Tepco, Kansai Electric Power Co, Chubu Electric Power Co and the other regional monopolies have lost close to 18,000 customers since around the time of the Fukushima disaster, figures provided by the companies to Reuters show.
"We assume customers with smaller demand are likely to switch to the new electric power companies," said Naoko Iguchi, a spokeswoman at Kyushu Electric, which lost 340 accounts in April-June - more than double the number in the previous 12 months - as it raised tariffs to cover higher fuel costs while its nuclear reactors are shut down.
Tepco has been hardest hit, losing 11,550 customers as it raised its prices by 10-17 percent. That's more than half the number of accounts it has lost since 2000, when Japan last tried to open up the market to competition. With its only remaining viable nuclear plant - the Kashiwazaki Kariwa facility in Niigata prefecture - still shut, Tepco has said it may have to increase prices again to bolster its finances. The utility has racked up net losses of $27.4 billion since the Fukushima crisis 30 months ago.
A spokesman said Tepco offers energy savings plans to try to stop defections from its almost 29 million customers.
Chubu Electric last month broke an unwritten rule among utilities not to stray onto each others' turf by buying control of Diamond Power Corp, a Tokyo-based independent electricity supplier. Chubu Electric, Mitsubishi Corp, the seller of the Diamond Power stake, and Nippon Paper Industries Co will also build a coal-fired power station near Tokyo to supply Diamond Power.

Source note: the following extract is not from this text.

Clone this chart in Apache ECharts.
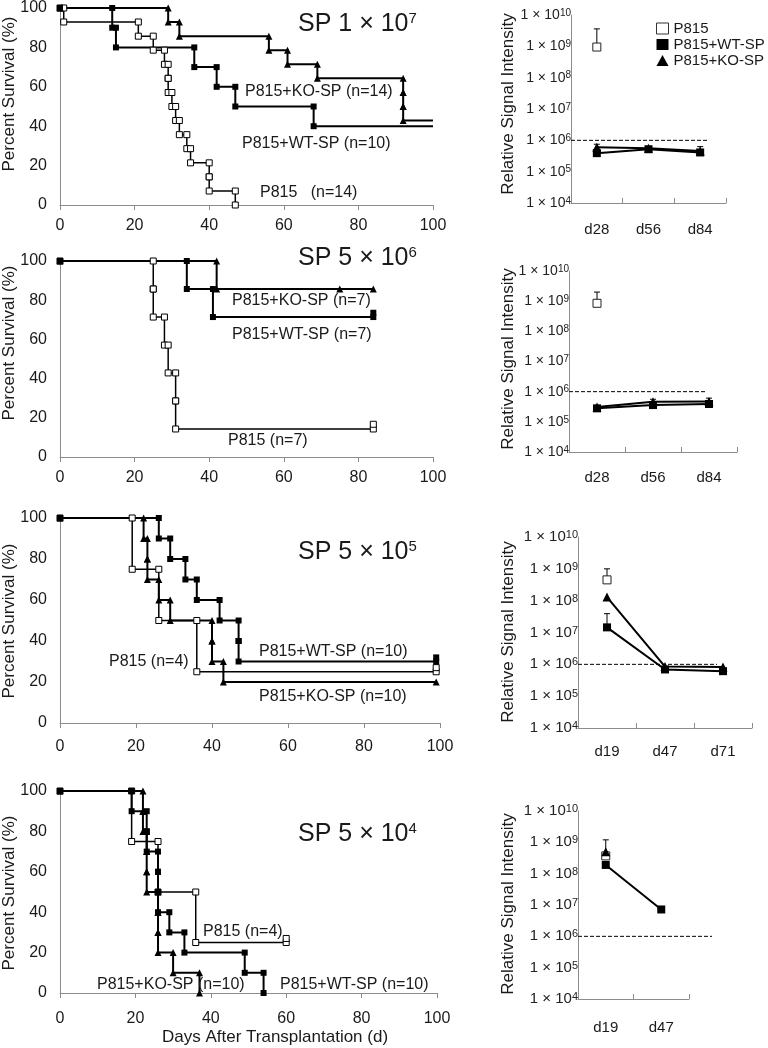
<!DOCTYPE html>
<html><head><meta charset="utf-8">
<script src="https://cdn.jsdelivr.net/npm/echarts@6/dist/echarts.min.js"></script>
<style>html,body{margin:0;padding:0;background:#fff}#c{width:768px;height:1048px}</style>
</head><body><div id="c"></div>
<script>
// ================= DATA =================
// Kaplan-Meier survival: event days and survival (%) after each event
const p1P815Days = [1,21,25,28,29,29,30,31,32,34,35,40,40,47];
const p1P815Surv = [92.9,85.7,78.6,71.4,64.3,57.1,50,42.9,35.7,28.6,21.4,14.3,7.1,0];
const p1P815Cens = [];
const p1P815End  = null;
const p1WTDays = [14,15,36,42,47,68];
const p1WTSurv = [90,80,70,60,50,40];
const p1WTCens = [];
const p1WTEnd  = 100;
const p1KODays = [29,32,56,61,69,92,92,92];
const p1KOSurv = [92.9,85.7,78.6,71.4,64.3,57.1,50,42.9];
const p1KOCens = [];
const p1KOEnd  = 100;

const p2P815Days = [25,25,28,29,31,31];
const p2P815Surv = [85.7,71.4,57.1,42.9,28.6,14.3];
const p2P815Cens = [[84,14.3],[84,16.7]];
const p2WTDays = [34,41];
const p2WTSurv = [85.7,71.4];
const p2WTCens = [[84,71.4],[84,73.6]];
const p2KODays = [42];
const p2KOSurv = [85.7];
const p2KOCens = [[75,85.7],[84,85.7]];

const p3P815Days = [19,26,36];
const p3P815Surv = [75,50,25];
const p3P815Cens = [[99,25],[99,27]];
const p3WTDays = [26,29,33,36,42,47,47];
const p3WTSurv = [90,80,70,60,50,40,30];
const p3WTCens = [[99,30],[99,32]];
const p3KODays = [22,23,23,26,29,40,40,43];
const p3KOSurv = [90,80,70,60,50,40,30,20];
const p3KOCens = [[99,20]];

const p4P815Days = [19,26,36];
const p4P815Surv = [75,50,25];
const p4P815Cens = [[60,25],[60,27]];
const p4WTDays = [19,23,23,26,26,26,29,33,49,54];
const p4WTSurv = [90,80,70,60,50,40,30,20,10,0];
const p4WTCens = [];
const p4KODays = [22,22,23,23,23,26,26,26,30,37];
const p4KOSurv = [90,80,70,60,50,40,30,20,10,0];
const p4KOCens = [];

const kmTitleBase = ['1','5','5','5'];
const kmTitleExp  = ['7','6','5','4'];
const kmLabels = [
  ['P815+KO-SP (n=14)','P815+WT-SP (n=10)','P815   (n=14)'],
  ['P815+KO-SP (n=7)','P815+WT-SP (n=7)','P815 (n=7)'],
  ['P815+WT-SP (n=10)','P815 (n=4)','P815+KO-SP (n=10)'],
  ['P815 (n=4)','P815+KO-SP (n=10)','P815+WT-SP (n=10)']
];

// Relative signal intensity (log scale)
const sigCats1 = ['d28','d56','d84'];
const sigCats2 = ['d28','d56','d84'];
const sigCats3 = ['d19','d47','d71'];
const sigCats4 = ['d19','d47'];
const s1P815 = [9.5e8,null,null];  const s1P815Up = [3.6e9,null,null];
const s1WT   = [3.9e5,5.2e5,4.1e5]; const s1WTUp   = [null,null,null];
const s1KO   = [6.0e5,5.6e5,4.6e5]; const s1KOUp   = [7.5e5,null,6.3e5];
const s2P815 = [8.5e8,null,null];  const s2P815Up = [2.0e9,null,null];
const s2WT   = [2.8e5,3.6e5,3.9e5]; const s2WTUp   = [null,null,null];
const s2KO   = [3.1e5,4.6e5,4.7e5]; const s2KOUp   = [null,5.6e5,6.1e5];
const s3P815 = [4.5e8,null,null];  const s3P815Up = [1.0e9,null,null];
const s3WT   = [1.45e7,6.9e5,6.1e5]; const s3WTUp  = [3.9e7,null,null];
const s3KO   = [1.3e8,8.5e5,8.2e5]; const s3KOUp   = [null,null,null];
const s4P815 = [3.7e8,null];       const s4P815Up = [null,null];
const s4WT   = [1.9e8,7.2e6];       const s4WTUp   = [null,null];
const s4KO   = [5.0e8,null];        const s4KOUp   = [1.2e9,null];
const threshold = 1e6;

// ================= LAYOUT / STYLE =================
const FONT = 'Liberation Sans, Arial, sans-serif';
const TXT = '#1a1a1a';
const AX = '#8c8c8c';
const kmGrids = [
  {left:60, top:7,   width:373, height:198},
  {left:60, top:261, width:373, height:196},
  {left:60, top:518, width:380, height:205},
  {left:60, top:791, width:377, height:202}];
const kmXMargin = [13,13,16,18];
const sigGrids = [
  {left:571, top:15,  width:155, height:188},
  {left:569, top:271, width:168, height:181},
  {left:578, top:537, width:174, height:191},
  {left:578, top:811, width:111, height:188}];
const sigXMargin = [19,18,16,21];
const sigLabelSize = [14,14,15,15];
const dashGrids = [
  {left:571, top:15,  width:136, height:188},
  {left:569, top:271, width:136, height:181},
  {left:578, top:537, width:139, height:191},
  {left:578, top:811, width:134, height:188}];

const kmSets = [
  {P815:[p1P815Days,p1P815Surv,p1P815Cens,p1P815End], WT:[p1WTDays,p1WTSurv,p1WTCens,p1WTEnd], KO:[p1KODays,p1KOSurv,p1KOCens,p1KOEnd]},
  {P815:[p2P815Days,p2P815Surv,p2P815Cens,null], WT:[p2WTDays,p2WTSurv,p2WTCens,null], KO:[p2KODays,p2KOSurv,p2KOCens,null]},
  {P815:[p3P815Days,p3P815Surv,p3P815Cens,null], WT:[p3WTDays,p3WTSurv,p3WTCens,null], KO:[p3KODays,p3KOSurv,p3KOCens,null]},
  {P815:[p4P815Days,p4P815Surv,p4P815Cens,null], WT:[p4WTDays,p4WTSurv,p4WTCens,null], KO:[p4KODays,p4KOSurv,p4KOCens,null]}
];
const sigSets = [
  {cats:sigCats1, P815:[s1P815,s1P815Up], WT:[s1WT,s1WTUp], KO:[s1KO,s1KOUp]},
  {cats:sigCats2, P815:[s2P815,s2P815Up], WT:[s2WT,s2WTUp], KO:[s2KO,s2KOUp]},
  {cats:sigCats3, P815:[s3P815,s3P815Up], WT:[s3WT,s3WTUp], KO:[s3KO,s3KOUp]},
  {cats:sigCats4, P815:[s4P815,s4P815Up], WT:[s4WT,s4WTUp], KO:[s4KO,s4KOUp]}
];

function kmPath(days, surv, cens, end) {
  const pts = [{value:[0,100]}];
  let prev = 100;
  for (let i = 0; i < days.length; i++) {
    pts.push({value:[days[i], prev]});
    pts.push({value:[days[i], surv[i]]});
    prev = surv[i];
  }
  cens.forEach(c => pts.push({value:[c[0], c[1]]}));
  if (end != null) pts.push({value:[end, prev], symbol:'none'});
  return pts;
}

const styles = {
  P815: {symbol:'rect', size:6, item:{color:'#fff', borderColor:'#000', borderWidth:1}, lw:1.5},
  WT:   {symbol:'rect', size:6, item:{color:'#000', borderColor:'#000', borderWidth:0}, lw:2},
  KO:   {symbol:'triangle', size:7, item:{color:'#000', borderColor:'#000', borderWidth:0}, lw:2}
};
const sigStyles = {
  P815: {symbol:'rect', size:8, item:{color:'#fff', borderColor:'#222', borderWidth:1}},
  WT:   {symbol:'rect', size:8, item:{color:'#000'}},
  KO:   {symbol:'triangle', size:9, item:{color:'#000'}}
};
const nameOf = {P815:'P815', WT:'P815+WT-SP', KO:'P815+KO-SP'};

const grid = [], xAxis = [], yAxis = [], series = [], graphic = [];

// KM panels
for (let p = 0; p < 4; p++) {
  grid.push(Object.assign({}, kmGrids[p]));
  xAxis.push({type:'value', gridIndex:p, min:0, max:100, interval:20,
    axisLine:{show:true, lineStyle:{color:AX, width:1}},
    axisTick:{show:true, length:5, lineStyle:{color:AX}},
    splitLine:{show:false},
    axisLabel:{fontFamily:FONT, fontSize:16, color:TXT, margin:kmXMargin[p]}});
  yAxis.push({type:'value', gridIndex:p, min:0, max:100, interval:20,
    axisLine:{show:true, lineStyle:{color:AX, width:1}},
    axisTick:{show:false}, splitLine:{show:false},
    axisLabel:{fontFamily:FONT, fontSize:16, color:TXT, margin:13}});
  ['P815','KO','WT'].forEach(g => {
    const d = kmSets[p][g], st = styles[g];
    series.push({type:'line', xAxisIndex:p, yAxisIndex:p, data:kmPath(d[0],d[1],d[2],d[3]),
      symbol:st.symbol, symbolSize:st.size, showAllSymbol:true, itemStyle:st.item,
      lineStyle:{color:'#000', width:st.lw}, animation:false, silent:true, z:3});
  });
}
// Signal panels
for (let p = 0; p < 4; p++) {
  const gi = 4 + p, S = sigSets[p];
  const fs = sigLabelSize[p];
  grid.push(Object.assign({}, sigGrids[p]));
  xAxis.push({type:'category', gridIndex:gi, data:S.cats, boundaryGap:true,
    axisLine:{show:true, lineStyle:{color:AX}},
    axisTick:{show:true, inside:true, length:5, lineStyle:{color:AX}},
    axisLabel:{fontFamily:FONT, fontSize:15, color:TXT, margin:sigXMargin[p]}});
  yAxis.push({type:'log', logBase:10, gridIndex:gi, min:1e4, max:1e10, splitNumber:6,
    axisLine:{show:true, lineStyle:{color:AX}},
    axisTick:{show:false}, splitLine:{show:false},
    axisLabel:{margin:0, color:'#222', fontFamily:FONT, fontSize:fs,
      formatter: v => '{m|1 × 10}{s|' + Math.round(Math.log10(v)) + '}',
      rich:{m:{fontSize:fs}, s:{fontSize:fs - 4, verticalAlign:'top'}}}});
  ['P815','KO','WT'].forEach(g => {
    const vals = S[g][0], ups = S[g][1];
    const ed = [];
    ups.forEach((u,i) => { if (u != null && vals[i] != null) ed.push([i, vals[i], u]); });
    if (ed.length) series.push({type:'custom', xAxisIndex:gi, yAxisIndex:gi, data:ed, silent:true, z:2,
      animation:false,
      renderItem:(params, api) => {
        const lo = api.coord([api.value(0), api.value(1)]);
        const hi = api.coord([api.value(0), api.value(2)]);
        return {type:'group', children:[
          {type:'line', shape:{x1:lo[0], y1:lo[1], x2:hi[0], y2:hi[1]}, style:{stroke:'#000', lineWidth:1}},
          {type:'line', shape:{x1:hi[0]-3, y1:hi[1], x2:hi[0]+3, y2:hi[1]}, style:{stroke:'#000', lineWidth:1}}
        ]};
      }});
  });
  ['P815','KO','WT'].forEach(g => {
    const st = sigStyles[g];
    series.push({type:'line', name:nameOf[g], xAxisIndex:gi, yAxisIndex:gi, data:S[g][0],
      symbol:st.symbol, symbolSize:st.size, showAllSymbol:true, connectNulls:false, itemStyle:st.item,
      lineStyle:{color:'#000', width:2}, animation:false, silent:true, z:3});
  });
}
// Threshold dashed lines (own hidden grids sharing the log scale extents)
for (let p = 0; p < 4; p++) {
  const gi = 8 + p;
  grid.push(Object.assign({}, dashGrids[p]));
  xAxis.push({type:'value', gridIndex:gi, min:0, max:1, show:false});
  yAxis.push({type:'log', logBase:10, gridIndex:gi, min:1e4, max:1e10, show:false});
  series.push({type:'line', xAxisIndex:gi, yAxisIndex:gi, data:[[0,threshold],[1,threshold]],
    symbol:'none', lineStyle:{color:'#000', width:1, type:[4,2]}, animation:false, silent:true, z:1});
}

// Text annotations
function txt(x, y, text, size, opts) {
  opts = opts || {};
  const el = {type:'text', x:x, y:y, rotation:opts.rot || 0, silent:true, z:10,
    style:{text:text, x:0, y:0, fill:TXT, fontFamily:FONT, fontSize:size,
      align:opts.align || 'left', verticalAlign:'middle'}};
  if (opts.rich) el.style.rich = opts.rich;
  graphic.push(el);
}
const titleY = [24, 258, 552, 834];
for (let p = 0; p < 4; p++) {
  txt(298, titleY[p], '{m|SP ' + kmTitleBase[p] + ' × 10}{s|' + kmTitleExp[p] + '}', 25,
    {rich:{m:{fontFamily:FONT, fontSize:25, fill:TXT, color:TXT}, s:{fontFamily:FONT, fontSize:15, fill:TXT, color:TXT, verticalAlign:'top'}}});
}
const labPos = [
  [[245,92],[242,144],[260,193]],
  [[232,301],[232,335],[228,441]],
  [[259,652],[109,662],[259,697]],
  [[203,932],[97,985],[280,985]]];
for (let p = 0; p < 4; p++) kmLabels[p].forEach((t,i) => txt(labPos[p][i][0], labPos[p][i][1], t, 16));
[94,343,621,893].forEach(y => txt(9, y, 'Percent Survival (%)', 17, {align:'center', rot:Math.PI/2}));
[104,359,632,904].forEach(y => txt(508, y, 'Relative Signal Intensity', 17, {align:'center', rot:Math.PI/2}));
txt(275, 1037, 'Days After Transplantation (d)', 17, {align:'center'});

const option = {
  backgroundColor:'#fff',
  animation:false,
  grid, xAxis, yAxis, series, graphic,
  legend:{show:true, orient:'vertical', left:656, top:21, padding:0, itemGap:1,
    itemWidth:12, itemHeight:11, selectedMode:false,
    textStyle:{fontFamily:FONT, fontSize:15, color:TXT},
    data:[
      {name:'P815', icon:'rect', itemStyle:{color:'#fff', borderColor:'#333', borderWidth:1}},
      {name:'P815+WT-SP', icon:'rect', itemStyle:{color:'#000'}},
      {name:'P815+KO-SP', icon:'triangle', itemStyle:{color:'#000'}}]}
};
const chart = echarts.init(document.getElementById('c'), null, {renderer:'canvas'});
chart.setOption(option);
</script></body></html>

Nippon Paper, Japan's No. 2 paper producer by sales, is also branching out on its own. It registered last year to be an independent electricity supplier to sell excess in-house generated power, spokesman Koji Yoshino said, and plans to build power generation facilities in its factories around Japan, including a 110 MW coal-fired plant in Miyagi prefecture, north of Tokyo. The company has used biomass and solar power in three other locations, Yoshino said.
Others have followed suit, with more than 100 companies registering with the government as of Friday to become power producers and suppliers. Manufacturers and others are also setting up in-house generators to produce electricity and cut costs as the big regional utilities hike prices - further eating into the monopolies' market share.
"We realize competition is going to get fierce," said a spokesman at Kansai Electric, which this year raised its prices by almost 10 percent, and lost 1,050 customers in May-July.
The number of locations licensed to generate 1 MW or more of in-house power rose 4.6 percent to 3,346 in the year to end-March 31, industry ministry figures show, with manufacturers from steelmakers to drinks firms getting in on the act.
Asahi Group Holdings Ltd, Japan's second-biggest beverage maker by sales, spent about 1 billion yen ($10 million)to add a 7.8 MW gas co-generation unit at its Ibaraki brewery - inside Tepco's service area - that started in July. That, and other energy saving measures, will allow it to cut peak-time energy use across its eight breweries by about 40 percent compared to last summer, Asahi said.
Kobe Steel Ltd, which generates power at its factories using blast furnace gas as fuel, has bigger plans. Japan's No. 3 steelmaker aims to build Japan's biggest inland thermal power plant north of Tokyo, a 1,400 MW gas-fired station. The facility will be supplied by gas from an expanded network planned by Tokyo Gas Co, Japan's biggest city gas supplier and one of three shareholders of Ennet. The others are Osaka Gas Co and a unit of NTT Facilities Inc.